It was just around the time lockdown started that we suspected the Nkoveni female had given birth, but it wasn’t until a couple of days ago that we finally caught a glimpse of her cub. Although the Nkoveni female herself used to make up a substantial amount of Londolozi’s leopard viewing; her territory was centred around the Londolozi camps, and we used to see her both to our east and west. However, just as her daughter the Plaque Rock female reached independence, we saw a steady eastward shift in territory from the Nkoveni female until one sighting a week was a lot.
The Ximungwe female also filled in a chunk of the territory left behind, so the Plaque Rock female didn’t have it all her own way, and has also had to shift east.

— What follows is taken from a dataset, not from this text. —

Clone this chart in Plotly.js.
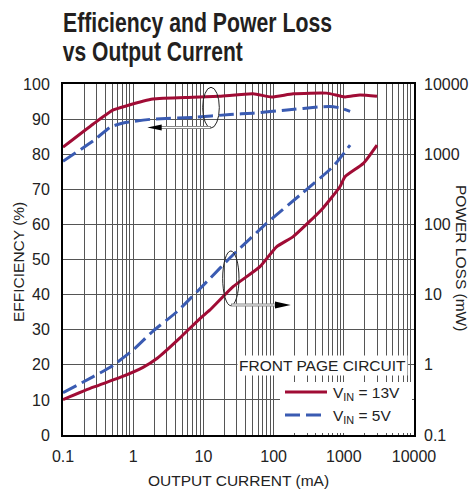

A young female that lives to the east and south of camp. Easily recognised by her 2:2 spot pattern she is often to be found in Marula trees.
I’m getting off topic here, which is that even though we knew the Nkoveni female had likely given birth, there were only a limited number of places she might be stashing a litter.
The Sand River was always the most likely area; the Nkoveni female herself was born in a dens debris thicket, and she has birthed three previous litters there. We had also checked most of the prominent drainage lines in the area extensively, with no results, so the River was looking like the last option.
Finally on Sunday, we received reports that a female leopard and cub had been spotted on a prominent boulder in the middle of the Sand River.
We were there at first light the next morning to see if we could see anything, and within 30 seconds of arriving at the spot, glimpsed the ears of the cub hiding amongst some rocks behind a reedbed. Within a few minutes the Nkoveni female herself had appeared, and both mother and cub made their way up onto the largest boulder.
It was only for a few brief minutes in the sunshine , and then the pair descended into the reedbeds once again, where we lost sight of them.
The cub appears to be around 10-12 weeks old, which means it should be getting taken to kills any day, if it hasn’t already.
The female was seen in the same place again this morning, which suggests she is using the den at least semi-permanently, so imagine we’ll be spending a lot more time in the area in the near future.